Entrevista aos Capitão Fausto, Banda Portuguesa

Eles são os Capitão Fausto e apresentam hoje, às 22h no Lux, o seu novo álbum intitulado de “Pesar o Sol”. Domingos, Francisco, Manuel, Salvador e Tomás, conhecem-se há imensos anos e em 2010 decidiram formar a banda que hoje conhecemos como Capitão Fausto. Em 2011 aconteceu o Gazela, primeiro de longa duração, e para celebrar o lançamento deste segundo, sentei-me com o Tomás à conversa para ficar a saber um pouco mais sobre a banda e o que Pesar o Sol tem para nos transmitir. Obrigada, Tomás, pela disponibilidade, simpatia e boa disposição. Impecável!

Primeira pergunta, muito simples, qual a origem do nome Capitão Fausto?

Na primeira fase da banda, na promoção do disco Gazela, fizeram-nos muito essa pergunta e nós inventámos histórias em todas as entrevistas, todas elas diferentes. A verdade da verdade é que não existe nenhuma razão específica, são duas palavras bonitas e é um nome, não é muito mais do que isso. É como chamar alambique a um alambique, ninguém sabe muito bem porque é que se chama assim, mas chama-se assim. Não tem, na verdade, nenhuma história, nenhum processo, não tem nada que simbolize muito os nossos gestos; a nossa temática era sempre inventarmos uma história que tivesse a ver com o Salvador, o nosso baterista, e com o Brasil, e então nós inventávamos que ele tinha vivido lá numa altura da vida dele e que se tinha cruzado com um personagem qualquer, que nós também inventávamos na altura. Era muito engraçado. Nós dávamos muitas entrevistas em conjunto e quando faziam essa pergunta, nós apontávamos sempre para alguém, do género “Ah! O Domingos sabe contar muito bem essa história”, e o Domingos tinha de inventar alguma na altura, sabia mais ou menos os temas que tinha de abordar e inventava.
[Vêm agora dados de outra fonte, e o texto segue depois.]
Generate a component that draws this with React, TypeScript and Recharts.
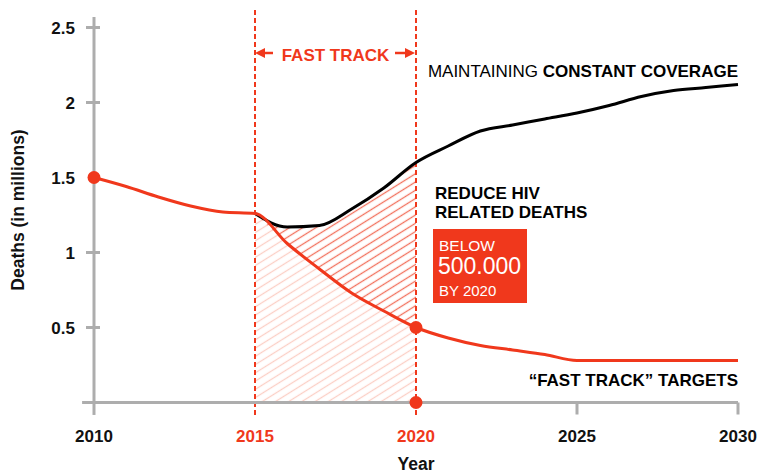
import React from 'react';
import {
  ComposedChart,
  Line,
  Area,
  XAxis,
  YAxis,
  ReferenceLine,
  ReferenceDot,
} from 'recharts';

// values in millions of deaths
const YEARS = [
  2010, 2011, 2012, 2013, 2014, 2015, 2016, 2017, 2018, 2019, 2020,
  2021, 2022, 2023, 2024, 2025, 2026, 2027, 2028, 2029, 2030,
];
const FAST_TRACK = [
  1.5, 1.44, 1.37, 1.31, 1.27, 1.26, 1.06, 0.89, 0.73, 0.61, 0.5,
  0.43, 0.38, 0.35, 0.32, 0.28, 0.28, 0.28, 0.28, 0.28, 0.28,
];
const CONSTANT_COVERAGE = [
  null, null, null, null, null, 1.26, 1.17, 1.18, 1.29, 1.43, 1.6,
  1.71, 1.81, 1.85, 1.89, 1.93, 1.98, 2.04, 2.08, 2.1, 2.12,
];
const X_TICKS = [2010, 2015, 2020, 2025, 2030];
const Y_TICKS = [0.5, 1, 1.5, 2, 2.5];
const WINDOW_START = 2015;
const WINDOW_END = 2020;
const HIGHLIGHT_YEARS = [2010, 2020];

const RED = '#f0381c';
const GRAY = '#adadad';
const FONT = '"Liberation Sans", Arial, sans-serif';

const PLOT_LEFT = 94;
const PLOT_RIGHT = 738;
const PLOT_TOP = 27.5;
const PLOT_BOTTOM = 402.5;

const data = YEARS.map((year, i) => {
  const inWindow = year >= WINDOW_START && year <= WINDOW_END;
  return {
    year,
    fastTrack: FAST_TRACK[i],
    coverage: CONSTANT_COVERAGE[i],
    lower: inWindow ? FAST_TRACK[i] : null,
    band: inWindow ? [FAST_TRACK[i], CONSTANT_COVERAGE[i]] : null,
  };
});

const XTick = (props: any) => {
  const { x, payload } = props;
  const v = payload.value;
  const red = v === WINDOW_START || v === WINDOW_END;
  return (
    <g>
      {v > WINDOW_END && (
        <line x1={x} x2={x} y1={PLOT_BOTTOM} y2={PLOT_BOTTOM + 12} stroke={GRAY} strokeWidth={3} />
      )}
      <text
        x={x}
        y={PLOT_BOTTOM + 39.5}
        textAnchor="middle"
        fontSize={17}
        fontWeight="bold"
        fontFamily={FONT}
        fill={red ? RED : '#111'}
      >
        {v}
      </text>
    </g>
  );
};

const YTick = (props: any) => {
  const { y, payload } = props;
  // the 2010 starting dot sits on the 1.5 tick and hides it
  const hidden = payload.value === FAST_TRACK[0];
  return (
    <g>
      {!hidden && (
        <line x1={PLOT_LEFT - 8} x2={PLOT_LEFT + 6} y1={y} y2={y} stroke={GRAY} strokeWidth={3} />
      )}
      <text
        x={PLOT_LEFT - 19}
        y={y}
        dy="0.36em"
        textAnchor="end"
        fontSize={17}
        fontWeight="bold"
        fontFamily={FONT}
        fill="#111"
      >
        {payload.value}
      </text>
    </g>
  );
};

const axisStroke = { stroke: GRAY, strokeWidth: 3 };

export default function App() {
  return (
    <div style={{ position: 'relative', width: 760, height: 473, background: '#fff' }}>
      <style>{'body{margin:0}'}</style>
      <ComposedChart
        width={760}
        height={473}
        data={data}
        margin={{ top: PLOT_TOP, right: 760 - PLOT_RIGHT, bottom: 473 - PLOT_BOTTOM - 40, left: PLOT_LEFT - 60 }}
      >
        <defs>
          <pattern id="hatchLight" patternUnits="userSpaceOnUse" width="8" height="7" patternTransform="rotate(-32)">
            <line x1="0" y1="3.5" x2="8" y2="3.5" stroke="#fbcfc5" strokeWidth="1.3" />
          </pattern>
          <pattern id="hatchDark" patternUnits="userSpaceOnUse" width="8" height="7" patternTransform="rotate(-32)">
            <line x1="0" y1="3.5" x2="8" y2="3.5" stroke="#f2725e" strokeWidth="1.3" />
          </pattern>
        </defs>
        <XAxis
          dataKey="year"
          type="number"
          domain={[2010, 2030]}
          ticks={X_TICKS}
          axisLine={axisStroke}
          tickLine={false}
          tick={<XTick />}
          height={40}
        />
        <YAxis
          type="number"
          domain={[0, 2.5]}
          ticks={Y_TICKS}
          axisLine={axisStroke}
          tickLine={false}
          tick={<YTick />}
          width={60}
        />
        <Area
          dataKey="lower"
          type="monotone"
          stroke="none"
          fill="url(#hatchLight)"
          fillOpacity={1}
          isAnimationActive={false}
        />
        <Area
          dataKey="band"
          type="monotone"
          stroke="none"
          fill="url(#hatchDark)"
          fillOpacity={1}
          isAnimationActive={false}
        />
        {/* short axis extensions past the plot, as in the original */}
        <ReferenceLine
          segment={[{ x: 2010, y: 2.5 }, { x: 2010, y: 2.57 }]}
          stroke={GRAY}
          strokeWidth={3}
          ifOverflow="visible"
        />
        <ReferenceLine
          segment={[{ x: 2010, y: -0.083 }, { x: 2010, y: 0 }]}
          stroke={GRAY}
          strokeWidth={3}
          ifOverflow="visible"
        />
        <ReferenceLine
          segment={[{ x: 2009.63, y: 0 }, { x: 2010, y: 0 }]}
          stroke={GRAY}
          strokeWidth={3}
          ifOverflow="visible"
        />
        {[WINDOW_START, WINDOW_END].map((yr) => (
          <ReferenceLine
            key={yr}
            segment={[{ x: yr, y: -0.083 }, { x: yr, y: 2.617 }]}
            stroke={RED}
            strokeWidth={2}
            strokeDasharray="5 3"
            ifOverflow="visible"
          />
        ))}
        <Line
          dataKey="coverage"
          type="monotone"
          stroke="#000"
          strokeWidth={3}
          dot={false}
          isAnimationActive={false}
        />
        <Line
          dataKey="fastTrack"
          type="monotone"
          stroke={RED}
          strokeWidth={3}
          dot={false}
          activeDot={false}
          isAnimationActive={false}
        />
        {HIGHLIGHT_YEARS.map((yr) => (
          <ReferenceDot
            key={yr}
            x={yr}
            y={FAST_TRACK[YEARS.indexOf(yr)]}
            r={6.5}
            fill={RED}
            stroke="none"
            ifOverflow="visible"
            zIndex={2000}
          />
        ))}
        <ReferenceDot x={WINDOW_END} y={0} r={6.5} fill={RED} stroke="none" ifOverflow="visible" zIndex={2000} />
      </ComposedChart>

      <svg
        width={760}
        height={473}
        style={{ position: 'absolute', left: 0, top: 0, pointerEvents: 'none' }}
        fontFamily={FONT}
      >
        {/* fast track bracket */}
        <polygon points="255,53 265,48 265,58" fill={RED} />
        <line x1={264} x2={273} y1={53} y2={53} stroke={RED} strokeWidth={2.5} />
        <polygon points="415,53 405,48 405,58" fill={RED} />
        <line x1={395} x2={406} y1={53} y2={53} stroke={RED} strokeWidth={2.5} />
        <text x={335.5} y={61} textAnchor="middle" fontSize={17} fontWeight="bold" fill={RED}>
          FAST TRACK
        </text>

        <text x={PLOT_RIGHT} y={76.5} textAnchor="end" fontSize={17} fill="#000">
          MAINTAINING <tspan fontWeight="bold">CONSTANT COVERAGE</tspan>
        </text>

        <text x={435} y={198.5} fontSize={17} fontWeight="bold" fill="#000">
          REDUCE HIV
        </text>
        <text x={435} y={218} fontSize={17} fontWeight="bold" fill="#000">
          RELATED DEATHS
        </text>

        <rect x={433} y={229} width={94} height={74} fill={RED} />
        <text x={439} y={251} fontSize={15.5} fill="#fff">
          BELOW
        </text>
        <text x={438} y={274} fontSize={23} fill="#fff">
          500.000
        </text>
        <text x={439} y={296} fontSize={15} fill="#fff">
          BY 2020
        </text>

        <text x={PLOT_RIGHT} y={386} textAnchor="end" fontSize={17} fontWeight="bold" fill="#000">
          “FAST TRACK” TARGETS
        </text>

        <text x={416} y={470} textAnchor="middle" fontSize={17.5} fontWeight="bold" fill="#111">
          Year
        </text>
        <text
          x={0}
          y={0}
          transform="translate(24 210) rotate(-90)"
          textAnchor="middle"
          fontSize={17.5}
          fontWeight="bold"
          fill="#111"
        >
          Deaths (in millions)
        </text>
      </svg>
    </div>
  );
}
Nunca vos cobraram essas histórias diferentes?

Cobraram, cobraram. Nós respondíamos que estavam totalmente enganados e depois inventávamos uma nova e as pessoas diziam “Ah, ok…”. Nunca percebi se quem sabia se ficou baralhado ou se se fingia surpreso só para o acto ser mais divertido. (risos)

Como surgiu a ideia de se juntarem e formarem a banda?

Nós já tínhamos bandas mais antigas, quando éramos mais miúdos, e começámos a ter vontade de nos juntarmos. Eles estavam todos juntos numa banda, eu estava noutra, e quando nos conhecemos começámos a darmo-nos muito, a ouvir música juntos e a ter vontade de procurar alguma coisa que fosse diferente daquilo que andávamos a fazer e que, de alguma maneira, satisfizesse os padrões de verdade ou os padrões de transparência que nós começámos a apercebermo-nos que tínhamos de procurar. Um dos primeiros passos foi nós apercebermo-nos, e é uma conclusão bastante básica, que se cantarmos em português vai obrigatoriamente ser mais natural do que nós cantarmos em inglês. Porque se eu escrever uma carta a uma imaginária namorada inglesa não vou conseguir ser tão transparente e sincero como se escrever uma carta a uma eventual namorada portuguesa. Acho que a ferramenta da linguagem é muito importante, sou muito defensor desta abordagem clara das pessoas usarem as ferramentas com as quais estão mais confortáveis. Cada um de nós toca o instrumento que sabe tocar melhor ou que domina melhor ou que consegue explorar melhor, e a língua também é a mesma coisa. Acabámos por nos juntar, éramos amigos de liceu, foi no princípio da faculdade em 2009, começámos a ensaiar, fizémos primeiro um EP que não editámos por lado nenhum e que existe em modo virtual, e a coisa começou-se a compor. Os caminhos mudaram muito, as opções estéticas, as influências, foram mudando, produto de nós ouvirmos muita música juntos.

Qual foi a sensação de começarem a ver o vosso trabalho a ser ouvido por centenas de pessoas, começarem a actuar ao vivo, seja em concerto fechado ou festivais? 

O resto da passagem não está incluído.